## Stated task
Skip all pictures. Write out the data below from its first line through the line that contains "3.80, 3.97, 4.0];".

## Source data
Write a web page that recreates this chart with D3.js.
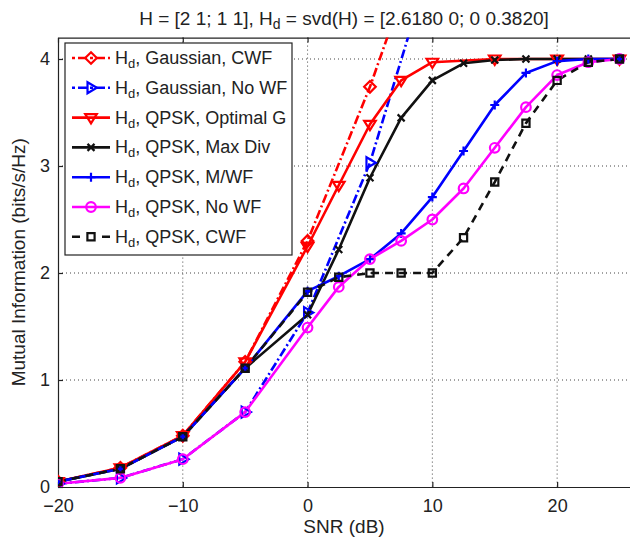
<!DOCTYPE html>
<html>
<head>
<meta charset="utf-8">
<script src="https://cdn.jsdelivr.net/npm/d3@7"></script>
<style>
  html, body { margin: 0; padding: 0; background: #fff; }
  svg { display: block; font-family: "Liberation Sans", Arial, Helvetica, sans-serif; }
</style>
</head>
<body>
<svg id="chart" width="630" height="542"></svg>
<script>
// ---------------- data ----------------
const snrGauss = [-20, -15, -10, -5, 0, 5, 10, 15, 20, 25];
const gaussCWF  = [0.05, 0.18, 0.48, 1.17, 2.30, 3.74, 5.40, 7.00, 8.60, 10.3];
const gaussNoWF = [0.03, 0.085, 0.26, 0.70, 1.63, 3.03, 4.95, 6.60, 8.20, 9.90];

const snrOpt = [-20, -15, -10, -5, 0, 2.5, 5, 7.5, 10, 15, 20, 25];
const qpskOptG = [0.05, 0.18, 0.48, 1.17, 2.25, 2.82, 3.39, 3.80, 3.97, 4.0, 4.0, 4.0];

const snrQ = [-20, -15, -10, -5, 0, 2.5, 5, 7.5, 10, 12.5, 15, 17.5, 20, 22.5, 25];
const qpskMaxDiv = [0.05, 0.17, 0.47, 1.11, 1.61, 2.22, 2.89, 3.45, 3.80, 3.96, 3.99, 4.0, 4.0, 4.0, 4.0];
const qpskMWF    = [0.05, 0.17, 0.47, 1.11, 1.83, 1.97, 2.13, 2.37, 2.71, 3.14, 3.57, 3.87, 3.98, 4.0, 4.0];
const qpskNoWF   = [0.03, 0.085, 0.26, 0.70, 1.49, 1.87, 2.13, 2.30, 2.50, 2.79, 3.17, 3.55, 3.85, 3.97, 4.0];
const qpskCWF    = [0.05, 0.17, 0.47, 1.11, 1.82, 1.96, 2.00, 2.00, 2.00, 2.33, 2.85, 3.40, 3.80, 3.97, 4.0];

const seriesNames = [
  "Gaussian, CWF", "Gaussian, No WF", "QPSK, Optimal G", "QPSK, Max Div",
  "QPSK, M/WF", "QPSK, No WF", "QPSK, CWF"
];
const xTicks = [-20, -10, 0, 10, 20];
const yTicks = [0, 1, 2, 3, 4];

// -------------- layout ---------------
const svg = d3.select("#chart");
const L = 58, R = 632, T = 37.6, B = 487;
const x = d3.scaleLinear().domain([-20, 26]).range([L, R]);
const y = d3.scaleLinear().domain([0, 4.2]).range([B, T]);

const series = [
  {x: snrGauss, y: gaussCWF,  color: "#ff0000", dash: "9,3,2,3", marker: "diamond"},
  {x: snrGauss, y: gaussNoWF, color: "#0000ff", dash: "9,3,2,3", marker: "triR"},
  {x: snrOpt,   y: qpskOptG,  color: "#ff0000", dash: null, marker: "triD"},
  {x: snrQ,     y: qpskMaxDiv,color: "#111111", dash: null, marker: "x"},
  {x: snrQ,     y: qpskMWF,   color: "#0000ff", dash: null, marker: "plus"},
  {x: snrQ,     y: qpskNoWF,  color: "#ff00ff", dash: null, marker: "circle"},
  {x: snrQ,     y: qpskCWF,   color: "#111111", dash: "8,6", marker: "square"}
];

function markerPath(type) {
  const r = 5.8;
  switch (type) {
    case "diamond": return `M0,${-r}L${r},0L0,${r}L${-r},0Z`;
    case "triR": return `M${r},0L${-r*0.6},${-r*0.95}L${-r*0.6},${r*0.95}Z`;
    case "triD": return `M0,${r}L${-r},${-r*0.6}L${r},${-r*0.6}Z`;
    case "x": { const s = 3.5; return `M${-s},${-s}L${s},${s}M${-s},${s}L${s},${-s}`; }
    case "plus": { const s = 4.5; return `M${-s},0L${s},0M0,${-s}L0,${s}`; }
    case "circle": { const c = 4.8; return `M${c},0A${c},${c} 0 1,1 ${-c},0A${c},${c} 0 1,1 ${c},0Z`; }
    case "square": { const s = 3.6; return `M${-s},${-s}L${s},${-s}L${s},${s}L${-s},${s}Z`; }
  }
}

// clip
svg.append("defs").append("clipPath").attr("id", "plotclip")
  .append("rect").attr("x", L).attr("y", T).attr("width", R - L).attr("height", B - T);

// grid
const grid = svg.append("g");
grid.selectAll(".vg").data(xTicks.filter(d => d > -20)).join("line")
  .attr("x1", d => x(d)).attr("x2", d => x(d)).attr("y1", T).attr("y2", B)
  .attr("stroke", "#444").attr("stroke-width", 1).attr("stroke-dasharray", "1,3");
grid.selectAll(".hg").data(yTicks.filter(d => d > 0)).join("line")
  .attr("x1", L).attr("x2", R).attr("y1", d => y(d)).attr("y2", d => y(d))
  .attr("stroke", "#444").attr("stroke-width", 1).attr("stroke-dasharray", "1,3");

// axes
const fontSize = 18;
const gx = svg.append("g").attr("transform", `translate(0,${B})`)
  .call(d3.axisBottom(x).tickValues(xTicks).tickSize(-5).tickSizeOuter(0).tickPadding(12));
const gt = svg.append("g").attr("transform", `translate(0,${T})`)
  .call(d3.axisTop(x).tickValues(xTicks).tickSize(-5).tickSizeOuter(0).tickFormat(""));
const gy = svg.append("g").attr("transform", `translate(${L},0)`)
  .call(d3.axisLeft(y).tickValues(yTicks).tickFormat(d3.format("d")).tickSize(-5).tickSizeOuter(0).tickPadding(8));
[gx, gt, gy].forEach(g => {
  g.selectAll("path.domain").attr("stroke", "#222").attr("stroke-width", 1.2);
  g.selectAll(".tick line").attr("stroke", "#222").attr("stroke-width", 1.2);
  g.selectAll(".tick text").attr("font-size", fontSize).attr("fill", "#222")
    .attr("font-family", "Liberation Sans, Arial, sans-serif");
});

// series
const plot = svg.append("g").attr("clip-path", "url(#plotclip)");
series.forEach(s => {
  const pts = s.x.map((v, i) => [v, s.y[i]]);
  const line = d3.line().x(d => x(d[0])).y(d => y(d[1]));
  plot.append("path").datum(pts).attr("d", line)
    .attr("fill", "none").attr("stroke", s.color).attr("stroke-width", 2.6)
    .attr("stroke-dasharray", s.dash).attr("stroke-linejoin", "round");
});
series.forEach(s => {
  const pts = s.x.map((v, i) => [v, s.y[i]]).filter(d => d[1] <= 4.2);
  plot.selectAll(null).data(pts).join("path")
    .attr("transform", d => `translate(${x(d[0])},${y(d[1])})`)
    .attr("d", markerPath(s.marker))
    .attr("fill", "none").attr("stroke", s.color).attr("stroke-width", 2.2);
});

// legend
const lg = svg.append("g");
const lx = 65, ly = 43, lw = 227, lh = 212;
lg.append("rect").attr("x", lx).attr("y", ly).attr("width", lw).attr("height", lh)
  .attr("fill", "#fff").attr("stroke", "#222").attr("stroke-width", 1.2);
series.forEach((s, i) => {
  const cy = 58 + i * 29.8;
  lg.append("line").attr("x1", 72).attr("x2", 110).attr("y1", cy).attr("y2", cy)
    .attr("stroke", s.color).attr("stroke-width", 2.6)
    .attr("stroke-dasharray", s.dash ? (s.marker === "square" ? "8,22" : "3,3,9,3") : null);
  lg.append("path").attr("transform", `translate(91,${cy})`).attr("d", markerPath(s.marker))
    .attr("fill", "none").attr("stroke", s.color).attr("stroke-width", 2.2);
  const t = lg.append("text").attr("x", 115).attr("y", cy + 6).attr("font-size", fontSize).attr("fill", "#222");
  t.append("tspan").text("H");
  t.append("tspan").attr("font-size", 13).attr("dy", 4).text("d");
  t.append("tspan").attr("dy", -4).text(", " + seriesNames[i]);
});

// title
const title = svg.append("text").attr("x", 344).attr("y", 25).attr("text-anchor", "middle")
  .attr("font-size", 19).attr("fill", "#222");
title.append("tspan").text("H = [2 1; 1 1], H");
title.append("tspan").attr("font-size", 14).attr("dy", 4).text("d");
title.append("tspan").attr("dy", -4).text(" = svd(H) = [2.6180 0; 0 0.3820]");

// axis labels
svg.append("text").attr("x", 344).attr("y", 533).attr("text-anchor", "middle")
  .attr("font-size", 19).attr("fill", "#222").text("SNR (dB)");
svg.append("text").attr("transform", `translate(25,${(T + B) / 2}) rotate(-90)`)
  .attr("text-anchor", "middle").attr("font-size", 19).attr("fill", "#222")
  .text("Mutual Information (bits/s/Hz)");
</script>
</body>
</html>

## Correct response
Write a web page that recreates this chart with D3.js.
<!DOCTYPE html>
<html>
<head>
<meta charset="utf-8">
<script src="https://cdn.jsdelivr.net/npm/d3@7"></script>
<style>
  html, body { margin: 0; padding: 0; background: #fff; }
  svg { display: block; font-family: "Liberation Sans", Arial, Helvetica, sans-serif; }
</style>
</head>
<body>
<svg id="chart" width="630" height="542"></svg>
<script>
// ---------------- data ----------------
const snrGauss = [-20, -15, -10, -5, 0, 5, 10, 15, 20, 25];
const gaussCWF  = [0.05, 0.18, 0.48, 1.17, 2.30, 3.74, 5.40, 7.00, 8.60, 10.3];
const gaussNoWF = [0.03, 0.085, 0.26, 0.70, 1.63, 3.03, 4.95, 6.60, 8.20, 9.90];

const snrOpt = [-20, -15, -10, -5, 0, 2.5, 5, 7.5, 10, 15, 20, 25];
const qpskOptG = [0.05, 0.18, 0.48, 1.17, 2.25, 2.82, 3.39, 3.80, 3.97, 4.0, 4.0, 4.0];

const snrQ = [-20, -15, -10, -5, 0, 2.5, 5, 7.5, 10, 12.5, 15, 17.5, 20, 22.5, 25];
const qpskMaxDiv = [0.05, 0.17, 0.47, 1.11, 1.61, 2.22, 2.89, 3.45, 3.80, 3.96, 3.99, 4.0, 4.0, 4.0, 4.0];
const qpskMWF    = [0.05, 0.17, 0.47, 1.11, 1.83, 1.97, 2.13, 2.37, 2.71, 3.14, 3.57, 3.87, 3.98, 4.0, 4.0];
const qpskNoWF   = [0.03, 0.085, 0.26, 0.70, 1.49, 1.87, 2.13, 2.30, 2.50, 2.79, 3.17, 3.55, 3.85, 3.97, 4.0];
const qpskCWF    = [0.05, 0.17, 0.47, 1.11, 1.82, 1.96, 2.00, 2.00, 2.00, 2.33, 2.85, 3.40, 3.80, 3.97, 4.0];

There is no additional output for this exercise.